The addition of 675,000 net new customers was made possible through a strong showing by Sprint’s wholesale business, allowing the wireless carrier to post growth in its customer base. Also, even though the recent numbers may not be as good as the previous quarter’s (Sprint added 1.2 million customers during the first quarter of this year), it sure is an improvement over last year’s, which saw the carrier sustain customer losses.
Furthermore, gaining new subscribers is an indication that Sprint is still in the game. The carrier has been busy upgrading the quality of its network, at the same time making sure that the pricing of its wireless services are competitive with rival carriers. Sprint has definitely shown improvement in the quality of its voice calls and text messaging, but its data speeds are still playing catch up with other major wireless carriers in the United States.
Operations notwithstanding, Sprint is also dealing with internal changes. Just this week, the carrier named a new chief financial officer (Tarek Robbiati, formerly of FlexiGroup) and chief operating officer (Gunther Ottendorfer, formerly of Telekom Austria Group), and promoted one of its key personnel to chief technology officer (John Saw, former chief network officer of Sprint).
Whether these internal changes have affected Sprint’s second quarter numbers is hard to tell. But the fact remains that the carrier’s growth in customer numbers is certainly not as robust as T-Mobile’s 2.1 million net new customers. Because of this, T-Mobile has effectively snatched away Sprint’s title of the third biggest wireless carrier in the US.
Still, Sprint managed to close the second quarter of 2015 with 57.7 million customers in total, adding 310,000 postpaid customers and returning to phone growth in the months of May and June. And the good news is that the growth trajectory of Sprint’s phone customers appears to have continued in July.
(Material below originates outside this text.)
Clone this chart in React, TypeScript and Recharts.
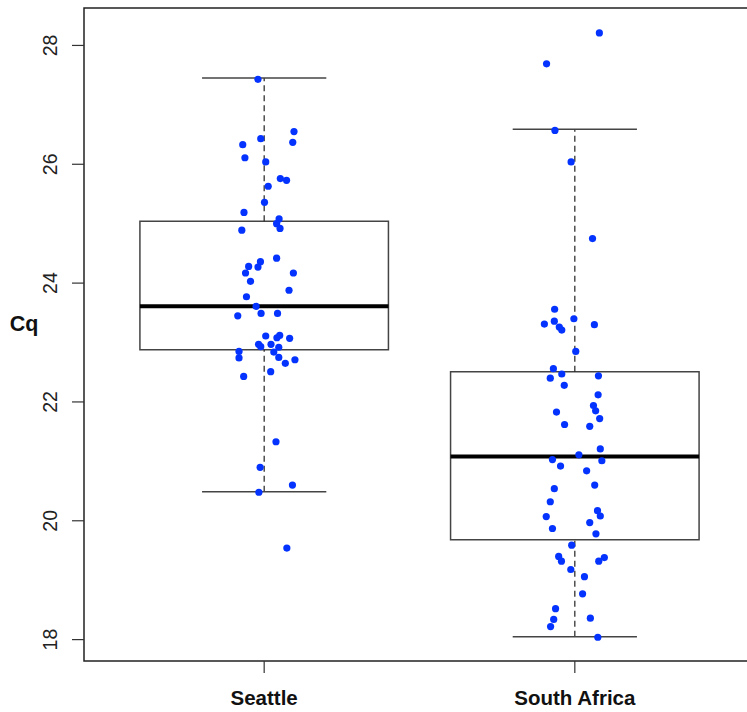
import React from 'react';
import {
  ComposedChart,
  Scatter,
  XAxis,
  YAxis,
  ReferenceArea,
  ReferenceLine,
} from 'recharts';

// groups on the x axis
const categories = ['Seattle', 'South Africa'];

// Cq values
const seattleCq = [
  27.43, 26.55, 26.43, 26.37, 26.33, 26.11, 26.04, 25.76, 25.73, 25.63,
  25.36, 25.19, 25.08, 25.0, 24.89, 24.92, 24.42, 24.36, 24.27, 24.28,
  24.17, 24.17, 24.03, 23.88, 23.77, 23.61, 23.45, 23.49, 23.49, 23.11,
  23.12, 23.08, 23.07, 22.97, 22.93, 22.97, 22.92, 22.85, 22.84, 22.74,
  22.75, 22.71, 22.65, 22.51, 22.43, 21.33, 20.9, 20.6, 20.48, 19.54,
];
const seattleJitter = [
  -0.02, 0.096, -0.011, 0.092, -0.069, -0.062, 0.005, 0.052, 0.072, 0.013,
  0.001, -0.065, 0.048, 0.04, -0.072, 0.051, 0.04, -0.012, -0.02, -0.05,
  -0.06, 0.094, -0.044, 0.08, -0.057, -0.026, -0.085, -0.01, 0.043, 0.005,
  0.05, 0.041, 0.082, -0.018, -0.011, 0.022, 0.047, -0.081, 0.031, -0.081,
  0.047, 0.099, 0.068, 0.021, -0.066, 0.038, -0.013, 0.091, -0.017, 0.073,
];

const southAfricaCq = [
  28.21, 27.69, 26.57, 26.04, 24.75, 23.56, 23.31, 23.36, 23.26, 23.21,
  23.4, 23.3, 22.85, 22.56, 22.47, 22.4, 22.44, 22.28, 22.12, 21.94,
  21.85, 21.83, 21.72, 21.62, 21.59, 21.21, 21.11, 21.03, 21.01, 20.92,
  20.84, 20.6, 20.54, 20.32, 20.17, 20.08, 20.07, 19.97, 19.87, 19.78,
  19.59, 19.4, 19.32, 19.38, 19.32, 19.18, 19.06, 18.77, 18.52, 18.36,
  18.34, 18.22, 18.04,
];
const southAfricaJitter = [
  0.079, -0.091, -0.064, -0.012, 0.057, -0.065, -0.098, -0.066, -0.05, -0.042,
  -0.003, 0.063, 0.003, -0.069, -0.042, -0.079, 0.076, -0.034, 0.075, 0.06,
  0.067, -0.059, 0.08, -0.033, 0.048, 0.082, 0.013, -0.072, 0.087, -0.046,
  0.038, 0.064, -0.066, -0.079, 0.073, 0.082, -0.092, 0.048, -0.072, 0.068,
  -0.01, -0.052, -0.043, 0.095, 0.077, -0.013, 0.031, 0.025, -0.062, 0.05,
  -0.068, -0.078, 0.074,
];

// box statistics per group: lower whisker, Q1, median, Q3, upper whisker
const lowerWhisker = [20.49, 18.05];
const q1 = [22.88, 19.68];
const median = [23.61, 21.08];
const q3 = [25.04, 22.51];
const upperWhisker = [27.45, 26.59];

const yTicks = [18, 20, 22, 24, 26, 28];

const X_DOMAIN: [number, number] = [0.42, 2.58];
const Y_DOMAIN: [number, number] = [17.64, 28.63];
const BOX_HALF = 0.4;
const CAP_HALF = 0.2;

const points = [
  ...seattleCq.map((v, i) => ({ x: 1 + seattleJitter[i], y: v })),
  ...southAfricaCq.map((v, i) => ({ x: 2 + southAfricaJitter[i], y: v })),
];

const FONT = '"Liberation Sans", Arial, Helvetica, sans-serif';

const YTick = ({ x, y, payload }: any) => (
  <text
    x={x - 15}
    y={y}
    transform={`rotate(-90, ${x - 15}, ${y})`}
    textAnchor="middle"
    fontSize={19.5}
    fill="#222"
    fontFamily={FONT}
  >
    {payload.value}
  </text>
);

const XTick = ({ x, y, payload }: any) => (
  <text
    x={x}
    y={y + 32}
    textAnchor="middle"
    fontSize={20.5}
    fontWeight="bold"
    fill="#111"
    fontFamily={FONT}
  >
    {categories[payload.value - 1]}
  </text>
);

const CqLabel = ({ viewBox }: any) => (
  <text
    x={viewBox.x + 24}
    y={viewBox.y + viewBox.height / 2 - 4}
    textAnchor="middle"
    fontSize={21.5}
    fontWeight="bold"
    fill="#111"
    fontFamily={FONT}
  >
    Cq
  </text>
);

export default function App() {
  return (
    <div
      style={{
        position: 'absolute',
        left: 0,
        top: 0,
        width: 747,
        height: 712,
        overflow: 'hidden',
        background: '#fff',
      }}
    >
      <ComposedChart
        width={760}
        height={712}
        margin={{ top: 8, right: 5, left: 0, bottom: 0 }}
      >
        <XAxis
          type="number"
          dataKey="x"
          domain={X_DOMAIN}
          allowDataOverflow
          ticks={[1, 2]}
          tick={<XTick />}
          tickSize={12}
          tickMargin={0}
          tickLine={{ stroke: '#333', strokeWidth: 1.2 }}
          axisLine={false}
          height={51}
        />
        <YAxis
          type="number"
          dataKey="y"
          domain={Y_DOMAIN}
          allowDataOverflow
          ticks={yTicks}
          tick={<YTick />}
          tickSize={12}
          tickMargin={0}
          tickLine={{ stroke: '#333', strokeWidth: 1.2 }}
          axisLine={false}
          width={84}
          label={<CqLabel />}
        />

        {categories.map((c, i) => {
          const cx = i + 1;
          return (
            <React.Fragment key={c}>
              <ReferenceLine
                segment={[
                  { x: cx, y: q3[i] },
                  { x: cx, y: upperWhisker[i] },
                ]}
                stroke="#222"
                strokeWidth={1.2}
                strokeDasharray="6 4"
              />
              <ReferenceLine
                segment={[
                  { x: cx, y: lowerWhisker[i] },
                  { x: cx, y: q1[i] },
                ]}
                stroke="#222"
                strokeWidth={1.2}
                strokeDasharray="6 4"
              />
              <ReferenceLine
                segment={[
                  { x: cx - CAP_HALF, y: upperWhisker[i] },
                  { x: cx + CAP_HALF, y: upperWhisker[i] },
                ]}
                stroke="#444"
                strokeWidth={1.5}
              />
              <ReferenceLine
                segment={[
                  { x: cx - CAP_HALF, y: lowerWhisker[i] },
                  { x: cx + CAP_HALF, y: lowerWhisker[i] },
                ]}
                stroke="#444"
                strokeWidth={1.5}
              />
              <ReferenceArea
                x1={cx - BOX_HALF}
                x2={cx + BOX_HALF}
                y1={q1[i]}
                y2={q3[i]}
                fill="none"
                fillOpacity={0}
                stroke="#444"
                strokeWidth={1.5}
              />
              <ReferenceLine
                segment={[
                  { x: cx - BOX_HALF, y: median[i] },
                  { x: cx + BOX_HALF, y: median[i] },
                ]}
                stroke="#000"
                strokeWidth={4}
              />
            </React.Fragment>
          );
        })}

        {/* plot frame */}
        <ReferenceArea
          x1={X_DOMAIN[0]}
          x2={X_DOMAIN[1]}
          y1={Y_DOMAIN[0]}
          y2={Y_DOMAIN[1]}
          fill="none"
          fillOpacity={0}
          stroke="#222"
          strokeWidth={1.5}
        />

        <Scatter
          data={points}
          fill="#0433FF"
          shape={(p: any) => <circle cx={p.cx} cy={p.cy} r={3.6} fill="#0433FF" />}
          isAnimationActive={false}
        />
      </ComposedChart>
    </div>
  );
}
Sprint also lost 12,000 phone customers in the period, but it is not as bad as what industry watchers have predicted. More worrying though is the loss of 366,000 prepaid customers. Sprint attributes the loss to customers that left Assurance, a program by the carrier that offers wireless services to mobile users with low incomes. There is some good news though -- the carrier saw its customer turnover rate decrease from 2.05 percent the previous year to 1.56 percent in the latest quarter.